Bis dato sind sieben ihrer „Gomorrha“ –Laiendarsteller, die im echten Leben Mitglieder der Mafia sind, von der Polizei verhaftet worden. Wie verschwimmen die Grenzen zwischen der Realität und Fiktion in ihrer Arbeit?

Matteo Garrone: Ich liefere eine Interpretation der Mafia und lasse mich nicht von ihr manipulieren. Ich erzähle zwar Geschichten, die vom wirklichen Gangsterleben inspiriert sind, nehme aber dabei meinen künstlerischen Standpunkt ein.

In vielen Demokratien regieren derzeit Rechtspopulismus und Fremdenfeindlichkeit. Mit der Partei Lega Nord und dem Innenminister Matteo Salvini auch in Italien. Verändert diese politische Entwicklung auch ihre filmische Herangehensweise und ihren Kino-Realismus?

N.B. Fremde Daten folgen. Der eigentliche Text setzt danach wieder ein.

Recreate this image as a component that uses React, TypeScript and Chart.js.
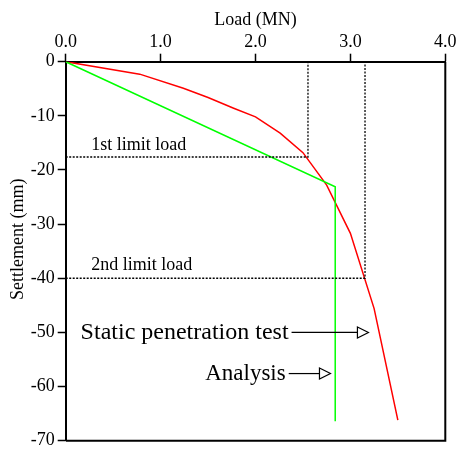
import React, { useEffect, useRef } from "react";
import { Chart, registerables } from "chart.js";

Chart.register(...registerables);

// Static penetration test (load MN, settlement mm)
const testLoad = [0, 0.78, 1.24, 1.5, 1.77, 2.0, 2.26, 2.5, 2.75, 3.0, 3.25, 3.5];
const testSettlement = [0, -2.3, -4.9, -6.6, -8.6, -10.2, -13.2, -16.8, -22.8, -31.7, -45.6, -66.2];

// Analysis
const analysisLoad = [0, 2.84, 2.84];
const analysisSettlement = [0, -23.1, -66.4];

// Limit loads
const limit1Load = [0, 2.553, 2.553];
const limit1Settlement = [-17.6, -17.6, 0];
const limit2Load = [0, 3.154, 3.154];
const limit2Settlement = [-40, -40, 0];

const xTicks = [0, 1, 2, 3, 4];
const yTicks = [0, -10, -20, -30, -40, -50, -60, -70];

const xTitle = "Load (MN)";
const yTitle = "Settlement (mm)";
const limit1Label = "1st limit load";
const limit2Label = "2nd limit load";
const staticLabel = "Static penetration test";
const analysisLabel = "Analysis";

// annotation anchors in data units
const staticArrow = { y: -50, x0: 2.38, x1: 3.19 };
const analysisArrow = { y: -57.6, x0: 2.35, x1: 2.79 };
const limitLabelX = 0.27;

const FONT = "'Liberation Serif', 'Times New Roman', serif";

const toPts = (xs: number[], ys: number[]) => xs.map((x, i) => ({ x, y: ys[i] }));

const zeroPad = (s: any) => {
  s.paddingTop = 0;
  s.paddingBottom = 0;
  s.paddingLeft = 0;
  s.paddingRight = 0;
};

export default function App() {
  const ref = useRef<HTMLCanvasElement | null>(null);

  useEffect(() => {
    document.body.style.margin = "0";
    const canvas = ref.current;
    if (!canvas) return;

    const annot = {
      id: "annot",
      afterDraw(chart: any) {
        const ctx = chart.ctx as CanvasRenderingContext2D;
        const a = chart.chartArea;
        const xs = chart.scales.x;
        const ys = chart.scales.y;
        ctx.save();
        // frame right and bottom
        ctx.strokeStyle = "#000";
        ctx.lineWidth = 2;
        ctx.beginPath();
        ctx.moveTo(a.right, a.top);
        ctx.lineTo(a.right, a.bottom);
        ctx.lineTo(a.left, a.bottom);
        ctx.stroke();

        ctx.fillStyle = "#000";
        // titles
        ctx.font = `18px ${FONT}`;
        ctx.textAlign = "center";
        ctx.textBaseline = "alphabetic";
        ctx.fillText(xTitle, (a.left + a.right) / 2, a.top - 37);
        ctx.save();
        ctx.translate(a.left - 43, (a.top + a.bottom) / 2 - 12);
        ctx.rotate(-Math.PI / 2);
        ctx.fillText(yTitle, 0, 0);
        ctx.restore();

        // limit labels
        ctx.textAlign = "left";
        ctx.fillText(limit1Label, xs.getPixelForValue(limitLabelX), ys.getPixelForValue(limit1Settlement[0]) - 7);
        ctx.fillText(limit2Label, xs.getPixelForValue(limitLabelX), ys.getPixelForValue(limit2Settlement[0]) - 8);

        const arrow = (ar: { y: number; x0: number; x1: number }, label: string, size: number) => {
          const y = ys.getPixelForValue(ar.y);
          const x0 = xs.getPixelForValue(ar.x0);
          const x1 = xs.getPixelForValue(ar.x1);
          ctx.font = `${size}px ${FONT}`;
          ctx.textAlign = "right";
          ctx.textBaseline = "middle";
          ctx.fillText(label, x0 - 3, y);
          ctx.lineWidth = 1.2;
          ctx.beginPath();
          ctx.moveTo(x0, y);
          ctx.lineTo(x1 - 11, y);
          ctx.stroke();
          ctx.beginPath();
          ctx.moveTo(x1 - 11, y - 5.5);
          ctx.lineTo(x1, y);
          ctx.lineTo(x1 - 11, y + 5.5);
          ctx.closePath();
          ctx.fillStyle = "#fff";
          ctx.fill();
          ctx.stroke();
          ctx.fillStyle = "#000";
        };
        arrow(staticArrow, staticLabel, 24);
        arrow(analysisArrow, analysisLabel, 23);
        ctx.restore();
      },
    };

    const chart = new Chart(canvas, {
      type: "scatter",
      data: {
        datasets: [
          {
            data: toPts(limit1Load, limit1Settlement),
            showLine: true,
            borderColor: "#000",
            borderWidth: 1.3,
            borderDash: [2, 1.5],
            pointRadius: 0,
          },
          {
            data: toPts(limit2Load, limit2Settlement),
            showLine: true,
            borderColor: "#000",
            borderWidth: 1.3,
            borderDash: [2, 1.5],
            pointRadius: 0,
          },
          {
            data: toPts(analysisLoad, analysisSettlement),
            showLine: true,
            borderColor: "#00ff00",
            borderWidth: 1.5,
            pointRadius: 0,
          },
          {
            data: toPts(testLoad, testSettlement),
            showLine: true,
            borderColor: "#ff0000",
            borderWidth: 1.5,
            pointRadius: 0,
          },
        ],
      },
      options: {
        animation: false,
        responsive: false,
        devicePixelRatio: 1,
        layout: { padding: { left: 0, top: 0, right: 12.7, bottom: 9.3 } },
        plugins: { legend: { display: false }, tooltip: { enabled: false } },
        scales: {
          x: {
            type: "linear",
            position: "top",
            min: 0,
            max: 4,
            afterFit: (s: any) => {
              s.height = 61.7;
              zeroPad(s);
            },
            afterBuildTicks: (s: any) => {
              s.ticks = xTicks.map((v) => ({ value: v }));
            },
            ticks: {
              color: "#000",
              font: { family: FONT, size: 18 },
              padding: 1,
              maxRotation: 0,
              callback: (v: any) => Number(v).toFixed(1),
            },
            grid: { drawOnChartArea: false, drawTicks: true, tickLength: 8, tickWidth: 1.5, tickColor: "#000" },
            border: { display: true, color: "#000", width: 2 },
          },
          y: {
            type: "linear",
            min: -70,
            max: 0,
            afterFit: (s: any) => {
              s.width = 65.7;
              zeroPad(s);
            },
            afterBuildTicks: (s: any) => {
              s.ticks = yTicks.map((v) => ({ value: v }));
            },
            ticks: {
              color: "#000",
              font: { family: FONT, size: 18 },
              padding: 3,
              callback: (v: any) => String(v),
            },
            grid: { drawOnChartArea: false, drawTicks: true, tickLength: 8, tickWidth: 1.5, tickColor: "#000" },
            border: { display: true, color: "#000", width: 2 },
          },
        },
      },
      plugins: [annot],
    } as any);

    return () => chart.destroy();
  }, []);

  return <canvas ref={ref} width={458} height={450} style={{ display: "block" }} />;
}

Matteo Garrone: Die aktuelle politische Entwicklung macht mir Angst und hat in diesen Zeiten auch sicher Einfluss auf die Atmosphäre und Charaktere in meinen Filmen. Ich habe vor 12 Jahren begonnen, an „Dogman“ zu arbeiten und den Film dieses Jahr fertiggestellt. Ohne Zweifel sind Spannungen und sehr düsteren Elemente in „Dogman“ aktuell besonders und direkter spürbar.